From the listing below, return each line that includes "with".

> _Collected material_
§

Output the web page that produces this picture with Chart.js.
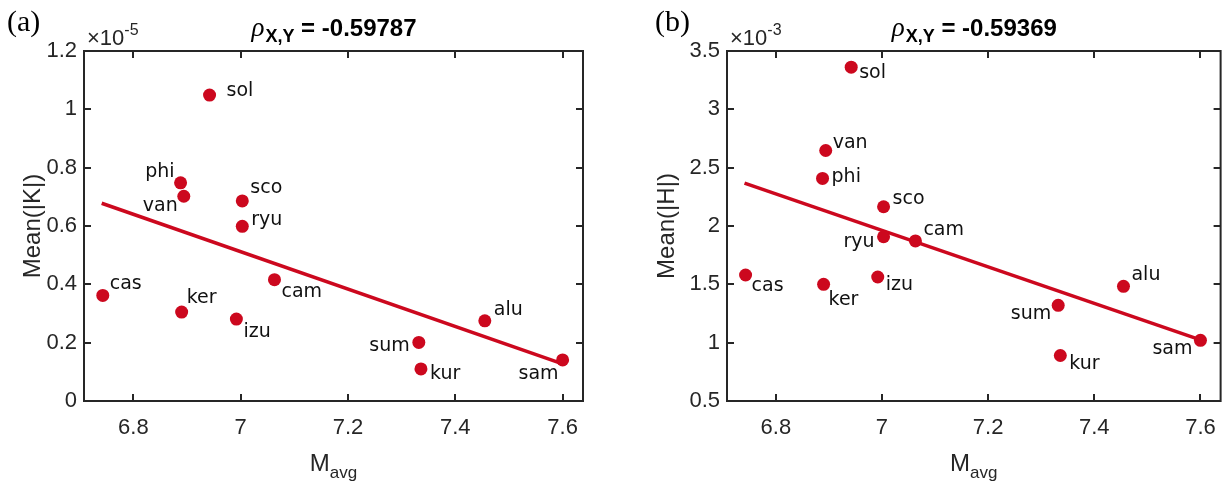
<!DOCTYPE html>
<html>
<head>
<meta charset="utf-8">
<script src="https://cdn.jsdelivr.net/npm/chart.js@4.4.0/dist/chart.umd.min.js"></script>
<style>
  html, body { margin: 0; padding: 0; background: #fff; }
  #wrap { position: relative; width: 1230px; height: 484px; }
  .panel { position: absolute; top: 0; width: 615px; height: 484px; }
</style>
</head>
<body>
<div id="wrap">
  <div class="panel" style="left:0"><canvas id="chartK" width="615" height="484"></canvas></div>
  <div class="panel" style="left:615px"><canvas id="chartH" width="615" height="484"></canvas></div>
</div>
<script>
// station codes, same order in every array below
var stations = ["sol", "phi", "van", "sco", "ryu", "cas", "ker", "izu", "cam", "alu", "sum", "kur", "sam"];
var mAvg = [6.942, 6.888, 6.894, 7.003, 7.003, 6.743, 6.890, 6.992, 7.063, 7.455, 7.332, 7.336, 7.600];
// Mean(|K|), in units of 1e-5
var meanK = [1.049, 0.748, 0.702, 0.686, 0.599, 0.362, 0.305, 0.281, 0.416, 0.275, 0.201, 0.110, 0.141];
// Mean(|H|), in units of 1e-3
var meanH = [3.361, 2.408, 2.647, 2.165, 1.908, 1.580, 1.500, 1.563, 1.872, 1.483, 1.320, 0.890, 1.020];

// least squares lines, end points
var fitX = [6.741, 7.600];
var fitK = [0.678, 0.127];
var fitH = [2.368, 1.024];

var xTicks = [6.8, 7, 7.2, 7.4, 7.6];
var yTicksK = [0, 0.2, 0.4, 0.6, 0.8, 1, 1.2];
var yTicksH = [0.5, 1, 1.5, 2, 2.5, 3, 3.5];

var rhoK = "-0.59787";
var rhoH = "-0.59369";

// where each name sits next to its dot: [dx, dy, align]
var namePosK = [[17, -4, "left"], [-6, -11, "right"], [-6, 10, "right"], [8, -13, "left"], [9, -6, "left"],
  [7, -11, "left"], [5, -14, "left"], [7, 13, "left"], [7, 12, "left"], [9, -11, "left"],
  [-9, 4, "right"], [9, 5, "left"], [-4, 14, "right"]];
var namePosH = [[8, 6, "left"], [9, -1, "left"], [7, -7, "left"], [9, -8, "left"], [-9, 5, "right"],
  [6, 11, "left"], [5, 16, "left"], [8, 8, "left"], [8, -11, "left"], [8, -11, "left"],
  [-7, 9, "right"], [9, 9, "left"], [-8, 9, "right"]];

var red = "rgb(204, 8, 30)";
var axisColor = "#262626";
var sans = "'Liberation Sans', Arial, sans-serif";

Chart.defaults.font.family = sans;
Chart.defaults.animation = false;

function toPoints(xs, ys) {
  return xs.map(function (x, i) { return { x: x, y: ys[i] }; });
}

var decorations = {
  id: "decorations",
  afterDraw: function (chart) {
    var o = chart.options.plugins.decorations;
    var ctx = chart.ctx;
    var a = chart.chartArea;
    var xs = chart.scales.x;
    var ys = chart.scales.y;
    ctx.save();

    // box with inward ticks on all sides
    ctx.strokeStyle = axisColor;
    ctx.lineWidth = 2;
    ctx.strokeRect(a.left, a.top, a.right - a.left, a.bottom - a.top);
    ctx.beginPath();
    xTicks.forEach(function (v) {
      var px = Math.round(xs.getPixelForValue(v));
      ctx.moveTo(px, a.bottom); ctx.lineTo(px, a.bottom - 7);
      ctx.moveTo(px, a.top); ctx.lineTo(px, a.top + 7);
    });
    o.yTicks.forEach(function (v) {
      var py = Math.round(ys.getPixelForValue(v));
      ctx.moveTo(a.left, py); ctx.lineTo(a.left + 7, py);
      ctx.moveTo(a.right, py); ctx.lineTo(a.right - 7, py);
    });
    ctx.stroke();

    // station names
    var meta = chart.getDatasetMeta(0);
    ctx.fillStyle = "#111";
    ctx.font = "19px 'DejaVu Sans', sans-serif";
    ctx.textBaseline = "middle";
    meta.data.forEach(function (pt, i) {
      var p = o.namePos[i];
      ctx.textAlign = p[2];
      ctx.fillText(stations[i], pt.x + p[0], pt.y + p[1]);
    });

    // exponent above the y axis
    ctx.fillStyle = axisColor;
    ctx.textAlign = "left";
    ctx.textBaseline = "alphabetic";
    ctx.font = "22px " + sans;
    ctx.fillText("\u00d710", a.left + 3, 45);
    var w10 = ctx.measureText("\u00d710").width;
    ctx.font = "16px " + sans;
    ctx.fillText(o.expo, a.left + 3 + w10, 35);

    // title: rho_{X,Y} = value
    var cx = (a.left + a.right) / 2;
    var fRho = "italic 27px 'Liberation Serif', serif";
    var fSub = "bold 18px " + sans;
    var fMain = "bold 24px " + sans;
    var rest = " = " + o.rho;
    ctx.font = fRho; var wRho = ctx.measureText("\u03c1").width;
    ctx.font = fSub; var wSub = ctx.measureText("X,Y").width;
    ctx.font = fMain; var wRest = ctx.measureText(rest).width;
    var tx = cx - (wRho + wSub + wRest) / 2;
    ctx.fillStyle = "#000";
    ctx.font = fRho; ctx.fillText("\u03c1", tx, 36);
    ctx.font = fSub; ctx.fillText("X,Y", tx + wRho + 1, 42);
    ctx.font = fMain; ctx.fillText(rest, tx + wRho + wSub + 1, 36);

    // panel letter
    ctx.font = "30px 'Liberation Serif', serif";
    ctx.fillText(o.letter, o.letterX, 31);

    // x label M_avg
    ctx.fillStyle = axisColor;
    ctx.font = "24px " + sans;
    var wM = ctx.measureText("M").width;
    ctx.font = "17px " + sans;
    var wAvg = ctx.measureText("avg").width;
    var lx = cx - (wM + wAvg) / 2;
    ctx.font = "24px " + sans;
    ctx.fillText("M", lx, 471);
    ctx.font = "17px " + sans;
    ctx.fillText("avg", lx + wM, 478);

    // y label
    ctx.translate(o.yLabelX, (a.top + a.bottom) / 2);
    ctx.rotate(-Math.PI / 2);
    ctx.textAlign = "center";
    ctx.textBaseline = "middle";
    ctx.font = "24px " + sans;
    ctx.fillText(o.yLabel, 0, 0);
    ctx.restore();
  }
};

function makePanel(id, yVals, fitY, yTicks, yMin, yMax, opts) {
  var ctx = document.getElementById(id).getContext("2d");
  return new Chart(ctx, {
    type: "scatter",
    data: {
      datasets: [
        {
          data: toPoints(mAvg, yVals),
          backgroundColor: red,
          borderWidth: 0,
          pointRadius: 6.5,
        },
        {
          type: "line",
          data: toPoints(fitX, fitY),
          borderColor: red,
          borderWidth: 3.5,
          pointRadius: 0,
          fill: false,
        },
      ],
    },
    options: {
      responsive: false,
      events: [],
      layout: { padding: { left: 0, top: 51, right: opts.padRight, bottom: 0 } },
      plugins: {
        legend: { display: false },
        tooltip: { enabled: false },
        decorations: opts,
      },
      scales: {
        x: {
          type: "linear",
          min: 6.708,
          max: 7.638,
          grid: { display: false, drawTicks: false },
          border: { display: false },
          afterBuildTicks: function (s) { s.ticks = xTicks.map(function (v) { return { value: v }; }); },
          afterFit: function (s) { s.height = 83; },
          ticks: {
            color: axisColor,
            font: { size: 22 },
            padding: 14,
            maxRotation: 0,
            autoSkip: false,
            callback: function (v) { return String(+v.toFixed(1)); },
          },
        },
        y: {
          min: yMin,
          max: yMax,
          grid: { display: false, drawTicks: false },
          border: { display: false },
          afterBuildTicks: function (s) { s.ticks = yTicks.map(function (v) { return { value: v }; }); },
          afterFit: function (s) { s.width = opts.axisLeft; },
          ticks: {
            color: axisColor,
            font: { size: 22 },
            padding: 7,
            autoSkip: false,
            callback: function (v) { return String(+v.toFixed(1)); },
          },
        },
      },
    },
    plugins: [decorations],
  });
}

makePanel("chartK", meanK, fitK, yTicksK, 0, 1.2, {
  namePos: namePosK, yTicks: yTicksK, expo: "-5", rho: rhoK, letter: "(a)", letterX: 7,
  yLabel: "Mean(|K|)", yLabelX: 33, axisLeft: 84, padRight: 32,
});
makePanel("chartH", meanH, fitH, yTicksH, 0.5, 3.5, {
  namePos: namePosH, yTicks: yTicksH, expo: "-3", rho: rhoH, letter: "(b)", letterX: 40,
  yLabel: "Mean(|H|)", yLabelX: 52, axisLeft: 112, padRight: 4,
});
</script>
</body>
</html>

§

> _Finished answer_
Output the web page that produces this picture with Chart.js.
    // box with inward ticks on all sides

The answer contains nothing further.